From the winding words to the concentration of thought, emotion,
and imagery on every page, Frankenstein
was beautifully written.
But it was also a pain to read.
My copy consisted of 198 pages of small, neat print, and it
took me two weeks to read. Two. Full. Weeks. By the time I had finished, it was
ten minutes past midnight on a school night, and I was physically and
emotionally drained. I read the last line and slammed my book shut. My pride at
finally finishing the novel outweighed any desire I had to sit and think
about the text once I was done. I didn’t so much as pick up another book
to read for pleasure until five days after I had finished Frankenstein.
Later, I began to wonder why I was so willing to stop thinking
about Victor, the Creature, and Captain Walton. It’s not that Mary Shelley did not relay powerful messages about the nature
of mankind in the text; on the contrary, her words were a sobering and hard-hitting portrayal of
loneliness and mankind’s obsession with beauty. The reason I found Frankenstein so excruciating to read is because it felt like Victor's accounts of his thoughts and feelings would never end.
I did not, however, encounter the same problem with the Creature, which is why the book was not entirely lost on me. I pitied the Creature for six
chapters as he told Victor of his life of abandonment, isolation, and
unreciprocated violence; I smiled into the pages of my book when the Creature
found Paradse Lost, Lives, and the Sorrows of Werter on the ground, because I knew that these books
would teach the Creature to express his thoughts; I gasped aloud when Felix
began beating the Creature, because I realized that this act could lead to a
lifelong detestation of humanity on the Creature’s end. And it did.
I was extremely attached to the Creature
throughout the entirety of the novel. By page 14, which was long before the
Creature had even been mentioned, I was already contrasting the way society
treats Victor with the way it would treat a “Monster.” Captain Walton’s
description of Victor as “unequalled for clearness and precision… [and having] a
facility of expression and a voice whose varied intonations are soul-subduing
music” (14) infuriated me, because I knew Walton would never say the same about
the Creature, regardless of the Creature’s eloquence or insight. The
Creature would never be given the chance that Victor was entitled to, because
of man’s inability to go beyond the surface it is unappealing enough to the eye.I realized later that the attachment I felt to the Creature
was founded on the fact that he was still so new to the world; in a sense, the
Creature was a blank slate, and his short-lived mind was never as contradictory
or convoluted as Victor’s, who had been on the Earth for so much longer.

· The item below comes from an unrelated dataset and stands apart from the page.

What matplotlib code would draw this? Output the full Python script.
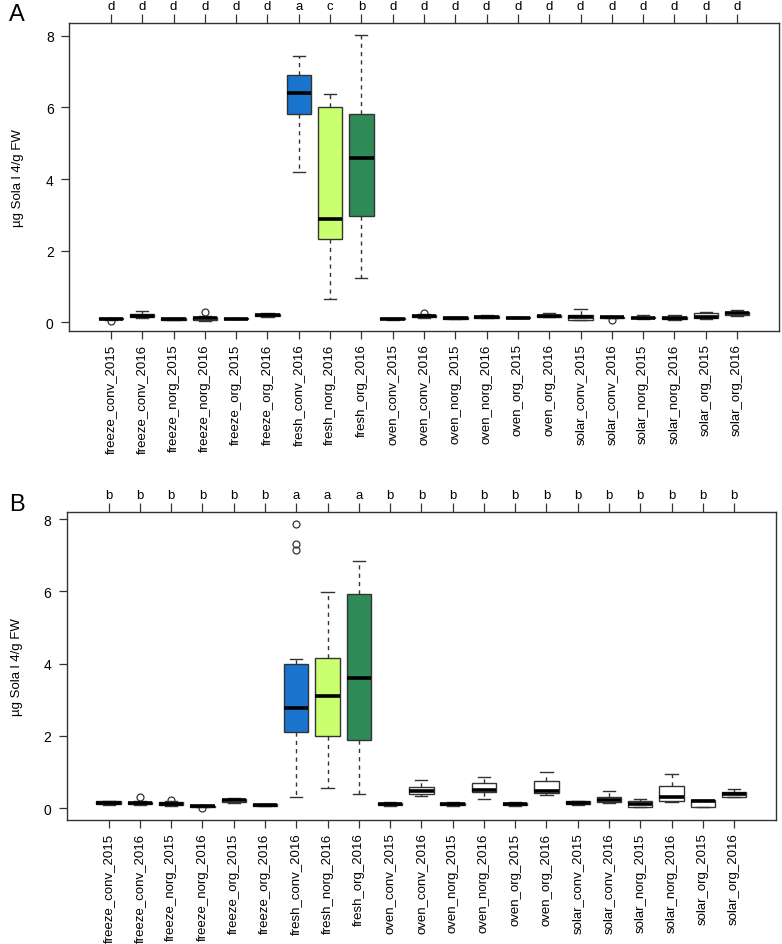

I think that I could have related with Victor a
little bit more, if I had more of a sense of who he really was. My major issue with the writing of Frankenstein is that the reader rarely sees Victor’s raw interactions with the people around him. By
this, I mean that there was not enough quotation mark-laden dialogue. When
there is objective conversation, the reader is given more freedom to make an
assumption of the character and walk away with her own assumption of who Victor
was. I grew tired and felt stripped of my freedom as a reader when all I was given
were Victor’s intimate thoughts and feelings. They reminded me of a secondary
source – one that had been analyzed, modified, and blogged about (heh, heh) with
a definite bias. Although I knew the details of Victor’s youth and the
strong feelings that he associated with it, the story feels incomplete if I can’t
read about Victor's surface-level reactions to the world and the people in it.
By the end of the book, I felt that what I knew about the
two main characters, Victor and the Creature, was off-balance. I knew
everything about the inside of Victor, but very little about how he projects
himself to the world. I could deduct so much more about the Creature, because I
knew how he thought, as well as how others perceived him. There’s a saying that
no one is black or white and that we all consist of gray areas. There is no one on this world who is solidly good or bad, and the more you get to know a person, the harder
it is to see them in one-dimension. If you start from the surface and dig your way down, you’re bound to find something you respect
about them, or at least something you can relate to, even if you start out hating them. If all this is true, how can I help but take the Creature’s side?